## Information provided
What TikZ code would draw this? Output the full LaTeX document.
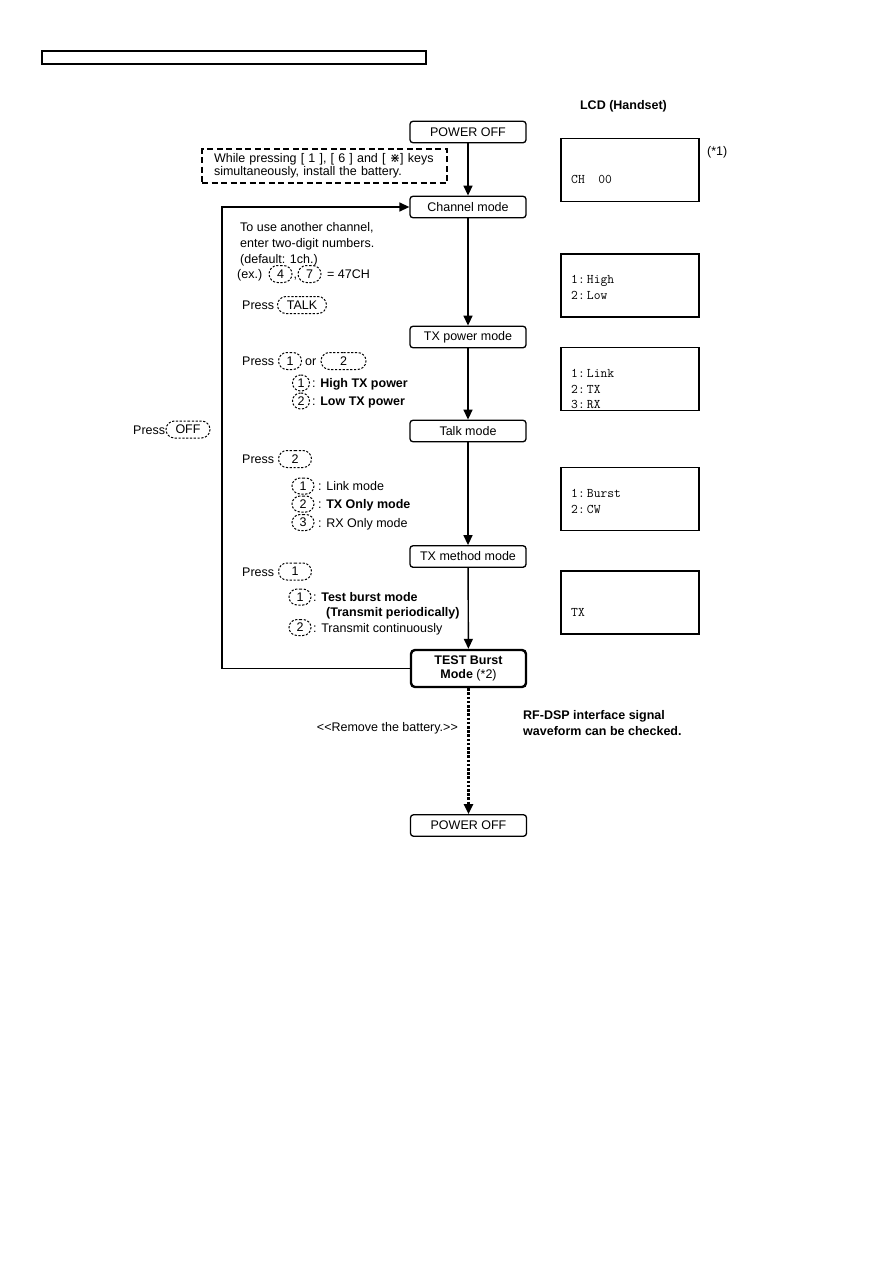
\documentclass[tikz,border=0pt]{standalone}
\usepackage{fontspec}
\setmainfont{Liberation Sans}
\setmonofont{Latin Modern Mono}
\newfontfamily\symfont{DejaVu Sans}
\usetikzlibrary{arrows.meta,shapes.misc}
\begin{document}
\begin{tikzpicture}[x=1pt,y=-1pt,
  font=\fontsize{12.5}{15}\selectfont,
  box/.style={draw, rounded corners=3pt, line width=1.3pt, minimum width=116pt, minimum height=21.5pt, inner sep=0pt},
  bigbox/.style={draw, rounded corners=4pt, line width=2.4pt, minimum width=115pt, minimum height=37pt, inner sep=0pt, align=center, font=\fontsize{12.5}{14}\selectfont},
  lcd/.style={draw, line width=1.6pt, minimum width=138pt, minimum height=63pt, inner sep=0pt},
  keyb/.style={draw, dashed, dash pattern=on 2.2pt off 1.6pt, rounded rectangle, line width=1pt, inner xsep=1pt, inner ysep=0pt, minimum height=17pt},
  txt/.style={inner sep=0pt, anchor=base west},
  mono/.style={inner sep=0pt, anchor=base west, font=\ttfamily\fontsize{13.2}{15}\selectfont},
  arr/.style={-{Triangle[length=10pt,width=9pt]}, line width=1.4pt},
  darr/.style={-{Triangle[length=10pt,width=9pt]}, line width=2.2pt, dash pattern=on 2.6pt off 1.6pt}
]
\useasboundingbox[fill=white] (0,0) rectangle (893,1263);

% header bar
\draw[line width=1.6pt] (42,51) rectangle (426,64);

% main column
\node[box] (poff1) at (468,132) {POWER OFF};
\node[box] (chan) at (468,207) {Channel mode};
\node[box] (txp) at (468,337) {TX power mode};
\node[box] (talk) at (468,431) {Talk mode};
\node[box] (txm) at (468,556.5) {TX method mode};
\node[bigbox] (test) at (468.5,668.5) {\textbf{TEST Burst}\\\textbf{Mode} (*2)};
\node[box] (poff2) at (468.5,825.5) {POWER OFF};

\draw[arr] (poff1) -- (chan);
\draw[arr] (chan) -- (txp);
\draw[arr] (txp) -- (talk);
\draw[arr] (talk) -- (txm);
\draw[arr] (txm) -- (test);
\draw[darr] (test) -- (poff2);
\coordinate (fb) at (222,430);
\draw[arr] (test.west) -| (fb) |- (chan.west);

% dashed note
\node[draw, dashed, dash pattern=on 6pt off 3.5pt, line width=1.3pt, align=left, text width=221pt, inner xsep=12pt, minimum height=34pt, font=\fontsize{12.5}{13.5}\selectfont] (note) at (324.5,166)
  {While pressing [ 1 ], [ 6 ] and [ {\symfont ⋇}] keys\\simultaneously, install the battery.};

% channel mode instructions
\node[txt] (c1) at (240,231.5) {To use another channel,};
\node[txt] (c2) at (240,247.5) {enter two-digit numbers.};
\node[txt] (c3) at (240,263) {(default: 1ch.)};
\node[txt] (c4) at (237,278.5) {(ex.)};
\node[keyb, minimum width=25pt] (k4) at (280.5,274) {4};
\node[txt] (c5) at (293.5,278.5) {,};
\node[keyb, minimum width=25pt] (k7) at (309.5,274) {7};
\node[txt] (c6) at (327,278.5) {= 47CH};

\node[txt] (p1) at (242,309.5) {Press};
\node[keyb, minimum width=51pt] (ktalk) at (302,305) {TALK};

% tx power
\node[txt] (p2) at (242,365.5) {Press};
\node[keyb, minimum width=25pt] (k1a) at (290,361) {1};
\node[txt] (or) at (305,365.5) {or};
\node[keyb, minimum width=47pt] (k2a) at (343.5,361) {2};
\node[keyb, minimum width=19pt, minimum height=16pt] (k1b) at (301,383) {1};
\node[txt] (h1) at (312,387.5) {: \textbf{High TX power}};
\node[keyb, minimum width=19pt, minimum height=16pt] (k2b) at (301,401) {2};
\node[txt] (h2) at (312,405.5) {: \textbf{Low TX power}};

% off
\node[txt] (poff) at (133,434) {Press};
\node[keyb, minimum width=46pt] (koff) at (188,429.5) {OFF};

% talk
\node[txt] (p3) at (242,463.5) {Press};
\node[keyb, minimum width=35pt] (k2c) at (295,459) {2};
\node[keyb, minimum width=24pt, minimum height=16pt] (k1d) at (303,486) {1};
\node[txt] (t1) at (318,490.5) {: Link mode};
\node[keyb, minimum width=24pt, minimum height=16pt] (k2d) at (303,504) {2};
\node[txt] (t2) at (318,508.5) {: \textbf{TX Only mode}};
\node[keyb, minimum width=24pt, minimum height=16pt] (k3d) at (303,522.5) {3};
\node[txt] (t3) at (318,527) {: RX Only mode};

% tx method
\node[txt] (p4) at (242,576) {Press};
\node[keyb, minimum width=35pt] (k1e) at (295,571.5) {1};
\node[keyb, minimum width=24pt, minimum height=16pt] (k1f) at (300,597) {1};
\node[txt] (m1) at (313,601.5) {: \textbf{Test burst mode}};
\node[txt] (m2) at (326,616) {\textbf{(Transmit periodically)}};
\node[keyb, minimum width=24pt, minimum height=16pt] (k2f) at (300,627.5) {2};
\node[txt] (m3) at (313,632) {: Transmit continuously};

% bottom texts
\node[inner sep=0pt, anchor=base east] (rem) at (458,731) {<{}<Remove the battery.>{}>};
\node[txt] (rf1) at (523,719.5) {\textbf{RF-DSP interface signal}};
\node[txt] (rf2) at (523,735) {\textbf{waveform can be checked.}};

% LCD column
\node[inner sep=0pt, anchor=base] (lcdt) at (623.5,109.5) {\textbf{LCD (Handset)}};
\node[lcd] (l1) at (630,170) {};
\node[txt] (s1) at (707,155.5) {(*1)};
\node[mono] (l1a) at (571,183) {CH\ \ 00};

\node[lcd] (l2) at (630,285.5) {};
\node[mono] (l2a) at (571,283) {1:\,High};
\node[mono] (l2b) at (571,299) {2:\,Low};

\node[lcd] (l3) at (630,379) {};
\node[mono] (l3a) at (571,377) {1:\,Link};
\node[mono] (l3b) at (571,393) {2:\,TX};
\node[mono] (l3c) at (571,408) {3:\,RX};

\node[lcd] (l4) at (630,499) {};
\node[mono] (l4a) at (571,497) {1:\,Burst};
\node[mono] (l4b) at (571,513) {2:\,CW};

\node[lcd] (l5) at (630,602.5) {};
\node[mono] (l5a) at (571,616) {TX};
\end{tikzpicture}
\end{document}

## Given instruction
Up to and including the line containing "(poff2) at (468.5,825.5)", repeat every line from the start of the data, but none of the pictures.

## Task solution
What TikZ code would draw this? Output the full LaTeX document.
\documentclass[tikz,border=0pt]{standalone}
\usepackage{fontspec}
\setmainfont{Liberation Sans}
\setmonofont{Latin Modern Mono}
\newfontfamily\symfont{DejaVu Sans}
\usetikzlibrary{arrows.meta,shapes.misc}
\begin{document}
\begin{tikzpicture}[x=1pt,y=-1pt,
  font=\fontsize{12.5}{15}\selectfont,
  box/.style={draw, rounded corners=3pt, line width=1.3pt, minimum width=116pt, minimum height=21.5pt, inner sep=0pt},
  bigbox/.style={draw, rounded corners=4pt, line width=2.4pt, minimum width=115pt, minimum height=37pt, inner sep=0pt, align=center, font=\fontsize{12.5}{14}\selectfont},
  lcd/.style={draw, line width=1.6pt, minimum width=138pt, minimum height=63pt, inner sep=0pt},
  keyb/.style={draw, dashed, dash pattern=on 2.2pt off 1.6pt, rounded rectangle, line width=1pt, inner xsep=1pt, inner ysep=0pt, minimum height=17pt},
  txt/.style={inner sep=0pt, anchor=base west},
  mono/.style={inner sep=0pt, anchor=base west, font=\ttfamily\fontsize{13.2}{15}\selectfont},
  arr/.style={-{Triangle[length=10pt,width=9pt]}, line width=1.4pt},
  darr/.style={-{Triangle[length=10pt,width=9pt]}, line width=2.2pt, dash pattern=on 2.6pt off 1.6pt}
]
\useasboundingbox[fill=white] (0,0) rectangle (893,1263);

% header bar
\draw[line width=1.6pt] (42,51) rectangle (426,64);

% main column
\node[box] (poff1) at (468,132) {POWER OFF};
\node[box] (chan) at (468,207) {Channel mode};
\node[box] (txp) at (468,337) {TX power mode};
\node[box] (talk) at (468,431) {Talk mode};
\node[box] (txm) at (468,556.5) {TX method mode};
\node[bigbox] (test) at (468.5,668.5) {\textbf{TEST Burst}\\\textbf{Mode} (*2)};
\node[box] (poff2) at (468.5,825.5) {POWER OFF};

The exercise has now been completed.